Geographic equity remains a challenge. CTCs are not evenly
distributed across Pennsylvania’s rural and urban districts. Students in
counties without a nearby CTC may rely on less-equipped school-based
programs or vocational tracks that lack the equipment and industry
partnerships a dedicated center can offer. The $65 million investment,
while significant, has not erased that disparity — and whether future
allocations begin to address it is an open question.

On the employer side, the investment is broadly welcomed. Industry
groups representing Pennsylvania manufacturers and healthcare systems
have consistently cited skilled workforce shortages as their primary
constraint on growth. More students graduating from well-equipped CTE
programs with relevant credentials directly addresses that constraint.
The risk for employers is that CTE program quality varies, and a
credential from a poorly-resourced program doesn’t carry the same weight
as one from a program like LCTI that has received targeted capital
investment.


The good, the bad, what’s
best?

The Shapiro Administration’s CTE investment is a meaningful step —
but it’s neither uncomplicated nor without tradeoffs worth naming
honestly.

The good:

  • The near-50% funding increase is a substantial commitment, not a
    symbolic gesture, and the enrollment gains bear that out.
  • Directing capital funding toward training equipment — not just
    instructor salaries — addresses a historically underfunded component of
    CTE program quality.
  • The Lehigh Valley focus demonstrates how targeted regional
    investment can align with actual labor market demand in a way that
    statewide averages cannot.
  • The explicit framing of CTE as an economic development strategy
    elevates the conversation beyond “alternative pathway” to core workforce
    infrastructure.

The bad:

  • Nearly 3,000 additional students statewide sounds significant until
    you consider Pennsylvania’s total secondary enrollment.
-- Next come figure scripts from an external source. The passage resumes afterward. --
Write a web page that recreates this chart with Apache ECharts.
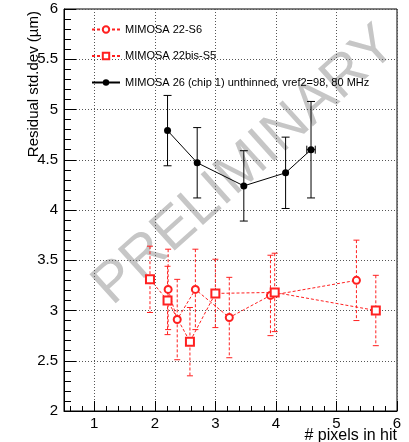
<!DOCTYPE html>
<html>
<head>
<meta charset="utf-8">
<script src="https://cdn.jsdelivr.net/npm/echarts@6/dist/echarts.min.js"></script>
<style>
  html, body { margin: 0; padding: 0; background: #fff; }
  #chart { width: 409px; height: 442px; }
</style>
</head>
<body>
<div id="chart"></div>
<script>
// MIMOSA 26 (chip 1) unthinned
const m26X = [2.21, 2.70, 3.47, 4.16, 4.58];
const m26Y = [4.79, 4.47, 4.24, 4.37, 4.60];
const m26Err = [0.35, 0.35, 0.35, 0.355, 0.48];
const m26XErr = [0, 0, 0, 0, 0.07];

// MIMOSA 22-S6
const s6X = [2.22, 2.37, 2.67, 3.23, 3.91, 5.33];
const s6Y = [3.21, 2.91, 3.21, 2.93, 3.15, 3.30];
const s6Err = [0.40, 0.40, 0.40, 0.40, 0.40, 0.40];

// MIMOSA 22bis-S5
const s5X = [1.92, 2.21, 2.58, 3.00, 3.98, 5.65];
const s5Y = [3.31, 3.10, 2.69, 3.17, 3.18, 3.00];
const s5Err = [0.33, 0.34, 0.34, 0.34, 0.39, 0.35];

const names = ['MIMOSA 22-S6', 'MIMOSA 22bis-S5', 'MIMOSA 26 (chip 1) unthinned, vref2=98, 80 MHz'];
const FONT = 'Liberation Sans';

const pairs = (xs, ys) => xs.map((x, i) => [x, ys[i]]);

// error bars drawn from the axis scales
function errBars(id, xs, ys, errs, xerrs, color, dash, capW) {
  return {
    type: 'custom',
    name: id,
    z: 1,
    silent: true,
    data: xs.map((x, i) => [x, ys[i], errs[i], xerrs ? xerrs[i] : 0]),
    renderItem: function (params, api) {
      const x = api.value(0), y = api.value(1), e = api.value(2), ex = api.value(3);
      const top = api.coord([x, y + e]);
      const bot = api.coord([x, y - e]);
      const st = { stroke: color, lineWidth: 1, lineDash: dash };
      const cs = { stroke: color, lineWidth: 1 };
      const kids = [
        { type: 'line', shape: { x1: top[0], y1: top[1], x2: bot[0], y2: bot[1] }, style: st },
        { type: 'line', shape: { x1: top[0] - capW, y1: top[1], x2: top[0] + capW, y2: top[1] }, style: cs },
        { type: 'line', shape: { x1: bot[0] - capW, y1: bot[1], x2: bot[0] + capW, y2: bot[1] }, style: cs }
      ];
      if (ex > 0) {
        const l = api.coord([x - ex, y]), r = api.coord([x + ex, y]);
        kids.push({ type: 'line', shape: { x1: l[0], y1: l[1], x2: r[0], y2: r[1] }, style: cs });
        kids.push({ type: 'line', shape: { x1: l[0], y1: l[1] - capW, x2: l[0], y2: l[1] + capW }, style: cs });
        kids.push({ type: 'line', shape: { x1: r[0], y1: r[1] - capW, x2: r[0], y2: r[1] + capW }, style: cs });
      }
      return { type: 'group', children: kids };
    }
  };
}

const chart = echarts.init(document.getElementById('chart'));
chart.setOption({
  animation: false,
  backgroundColor: '#fff',
  textStyle: { fontFamily: FONT },
  grid: { left: 64, right: 12, top: 9, bottom: 31, show: true, borderColor: '#000', borderWidth: 1, backgroundColor: 'transparent' },
  legend: {
    data: names,
    orient: 'vertical',
    left: 86,
    top: 19,
    itemWidth: 28,
    itemHeight: 8,
    itemGap: 15.5,
    textStyle: { fontFamily: FONT, fontSize: 11, color: '#000' }
  },
  graphic: [
    {
      type: 'text', x: 245, y: 166, rotation: 42 * Math.PI / 180, z: 0, silent: true,
      style: { text: 'PRELIMINARY', fill: '#c6c6c6', font: '57px "Liberation Sans"', align: 'center', verticalAlign: 'middle' }
    },
    {
      type: 'text', x: 34, y: 11, rotation: Math.PI / 2, silent: true,
      style: { text: 'Residual std.dev (µm)', fill: '#000', font: '15px "Liberation Sans"', align: 'right', verticalAlign: 'middle' }
    },
    {
      type: 'text', x: 397, y: 436, silent: true,
      style: { text: '# pixels in hit', fill: '#000', font: '16px "Liberation Sans"', align: 'right', verticalAlign: 'middle' }
    }
  ],
  xAxis: {
    type: 'value',
    min: 0.5,
    max: 6,
    splitNumber: 5,
    axisLine: { lineStyle: { color: '#000', width: 1 } },
    axisTick: { inside: true, length: 10, lineStyle: { color: '#000' } },
    minorTick: { show: true, splitNumber: 5, length: 5, lineStyle: { color: '#000' } },
    splitLine: { show: true, lineStyle: { color: '#555', type: [1, 2], width: 1 } },
    axisLabel: {
      color: '#000', fontSize: 15, fontFamily: FONT, margin: 5, showMinLabel: false,
      formatter: v => (Math.abs(v - Math.round(v)) < 1e-6 ? String(Math.round(v)) : '')
    }
  },
  yAxis: {
    type: 'value',
    min: 2,
    max: 6,
    interval: 0.5,
    axisLine: { lineStyle: { color: '#000', width: 1 } },
    axisTick: { inside: true, length: 12, lineStyle: { color: '#000' } },
    minorTick: { show: true, splitNumber: 5, length: 7, lineStyle: { color: '#000' } },
    splitLine: { show: true, lineStyle: { color: '#555', type: [1, 2], width: 1 } },
    axisLabel: { color: '#000', fontSize: 15, fontFamily: FONT, margin: 6 }
  },
  series: [
    errBars('errS6', s6X, s6Y, s6Err, null, '#ff2020', [3, 2], 3),
    errBars('errS5', s5X, s5Y, s5Err, null, '#ff2020', [3, 2], 3),
    errBars('err26', m26X, m26Y, m26Err, m26XErr, '#000', null, 4),
    {
      name: names[0], type: 'line', z: 3,
      data: pairs(s6X, s6Y),
      symbol: 'emptyCircle', symbolSize: 7,
      lineStyle: { color: '#ff2020', width: 1, type: [3, 2] },
      itemStyle: { color: '#ff2020', borderColor: '#ff2020', borderWidth: 1 }
    },
    {
      name: names[1], type: 'line', z: 3,
      data: pairs(s5X, s5Y),
      symbol: 'emptyRect', symbolSize: 8,
      lineStyle: { color: '#ff2020', width: 1, type: [3, 2] },
      itemStyle: { color: '#ff2020', borderColor: '#ff2020', borderWidth: 1 }
    },
    {
      name: names[2], type: 'line', z: 3,
      data: pairs(m26X, m26Y),
      symbol: 'circle', symbolSize: 7,
      lineStyle: { color: '#000', width: 1 },
      itemStyle: { color: '#000' }
    }
  ]
});
</script>
</body>
</html>
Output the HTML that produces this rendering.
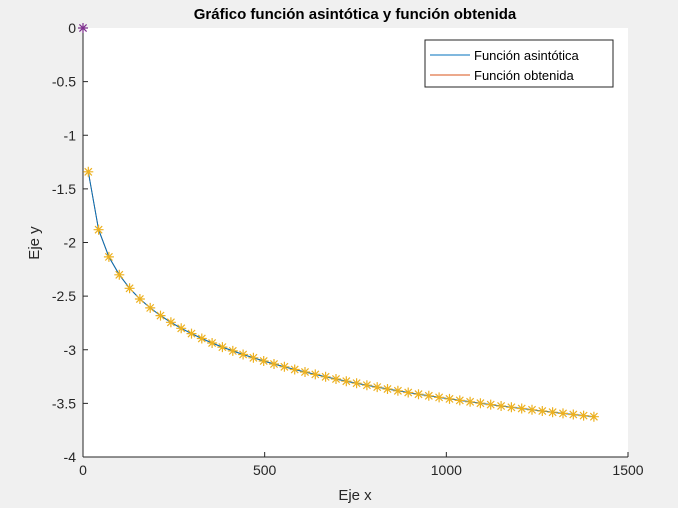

The expansion is
    real but modest relative to the overall system.
  • The funding is concentrated in a few program areas and regions.
    Students in under-resourced rural and urban districts without CTC access
    continue to be left out of the investment’s benefits.
  • The General Assembly has not yet enacted the FY 2026–27 budget.
    Proposed spending is not committed spending, and past CTE funding levels
    suggest legislative enthusiasm doesn’t always match executive branch
    ambition.
  • The equipment grants are one-time capital investments. Without
    ongoing maintenance and replacement funding, equipment purchased today
    becomes outdated equipment in five to seven years.

What’s best: The funding direction is right, and the
results so far are credible. The smarter question is whether
Pennsylvania is building a system or buying a moment. Sustained,
equitable investment — with capital refresh cycles, instructor salary
competitiveness, and geographic expansion to underserved regions — would
constitute a system. A collection of well-funded programs in politically
visible locations, maintained only as long as budget conditions allow,
is a moment. The FY 2026–27 budget negotiations will reveal which one
this is.



Act Early on FY 2026–27 CTE Budget Allocations

Pennsylvania has built genuine momentum on CTE. The Shapiro
Administration’s investment is real, the enrollment gains are
documented, and the Lehigh Valley model demonstrates what targeted
funding can produce. That momentum is fragile — it lives in a proposed
budget, not an enacted one. Lawmakers who want this investment to mean
something lasting should move quickly to lock in the allocations before
the legislative session closes, and advocates should hold the
administration accountable for directing future rounds of equipment
funding toward the districts and regions that remain on the outside of
the CTC map.

The pipeline is growing. Now make sure it reaches everywhere.